To What Extent does FFT Accelerates Plonk System?

[Pupil1999]

Hi, nb men!

I am confused about some polynomial operations in Plonk using FFT.
In Plonk, we interpolate witness polynomials $a(x),b(x),c(x)$ on subgroup $\{1, w, w^2,...,w^{n-1}\}$, where $n$ is about the size of each witness vector after padding and zero-knowledge randomization.

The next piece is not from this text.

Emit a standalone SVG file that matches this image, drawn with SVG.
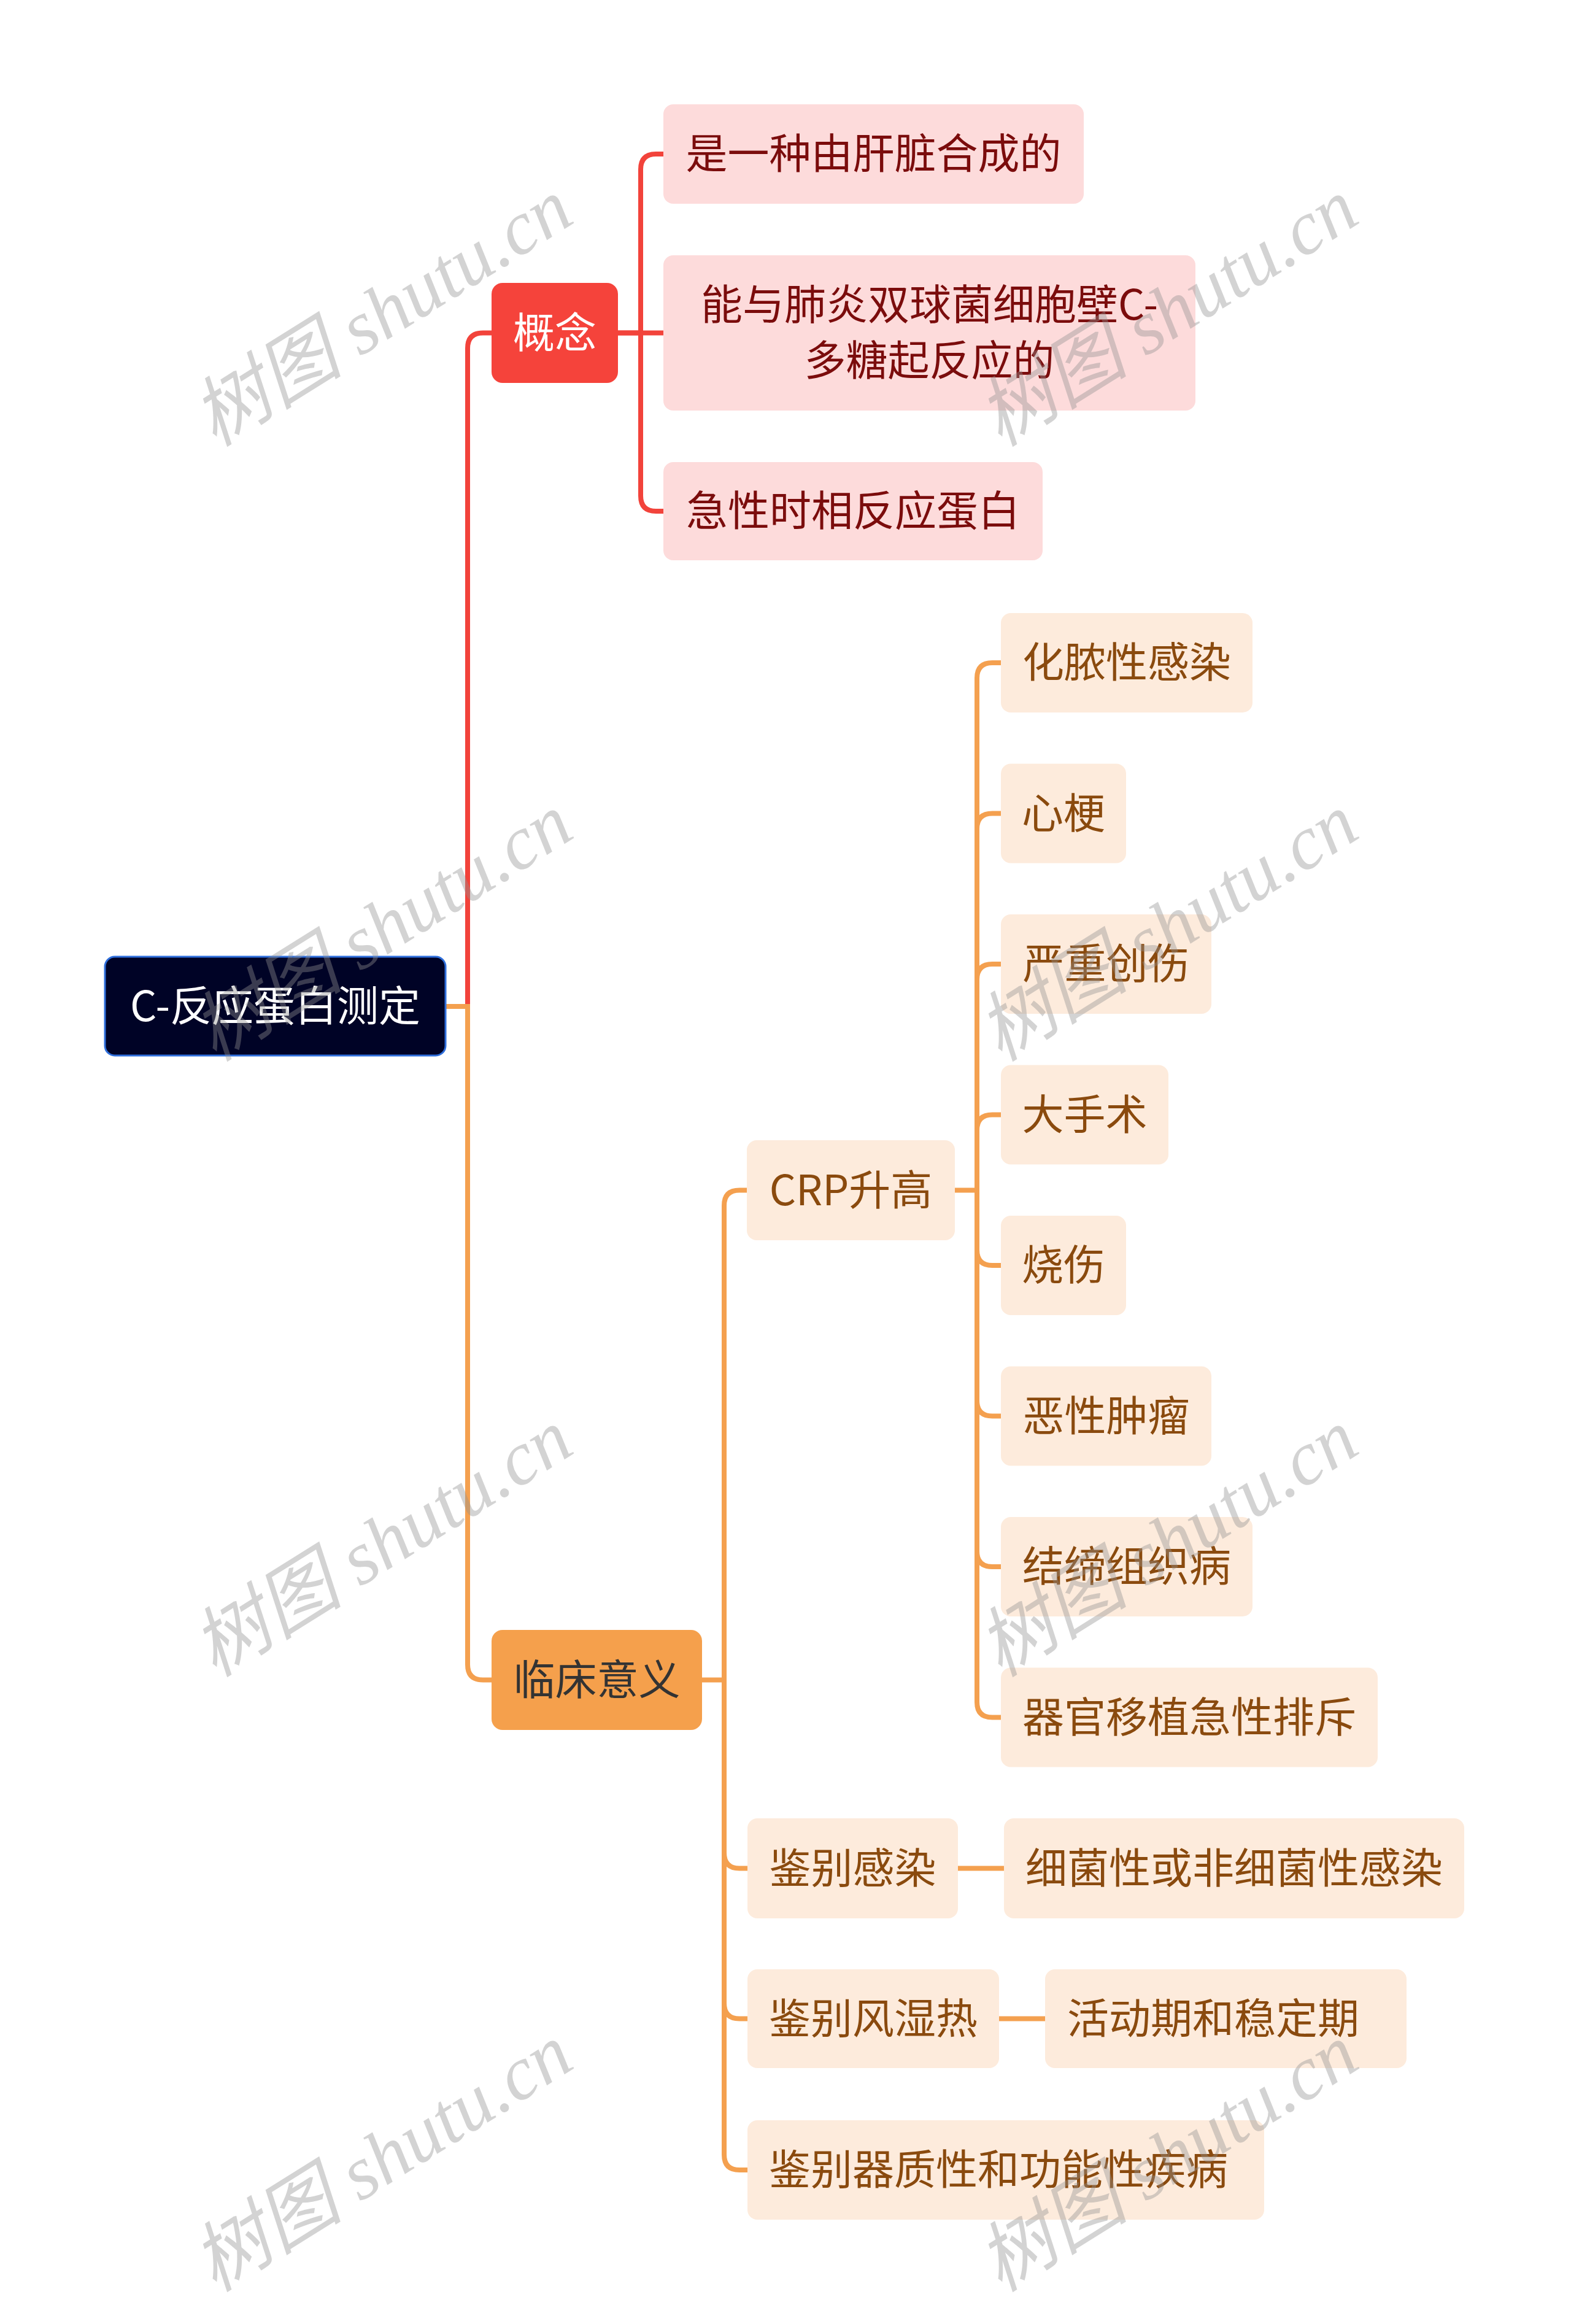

The algorithm runs in $O(NlogN)$ time and we get three vectors of evaluations, each having $n$ elements.

My question comes in Round 3, where we need to compute a quotient polynomial: $t(x)=\frac{a(x)b(x)q_M(x)\cdots}{Z_H(x)}$. If we do the multiplication on FFT subgroup, we take $O(N)$ time, but we can only get totally $n$ evaluations on the subgroup, which will be transformed into a $n$-degree polynomial after inverse FFT. But the $t(x)$ has about $3n$-degree, considering we need to compute $t(x)=x^{2n}t_{hi}(x)+x^{n}t_{mid}(x)+t_{low}(x)$. So actually we need to do inverse FFT before we multiply these polynomials. And the multiplication will take $O(N^2)$ time. So does FFT really accelerate the system asymptotically?

[Pupil1999]

Oh, I notice that although the $|SRS|$ is reduced to about $n$, $|\{w\}|=3n$. So we just pad the evaluations to be $2n$, and interpolate a new polynomial?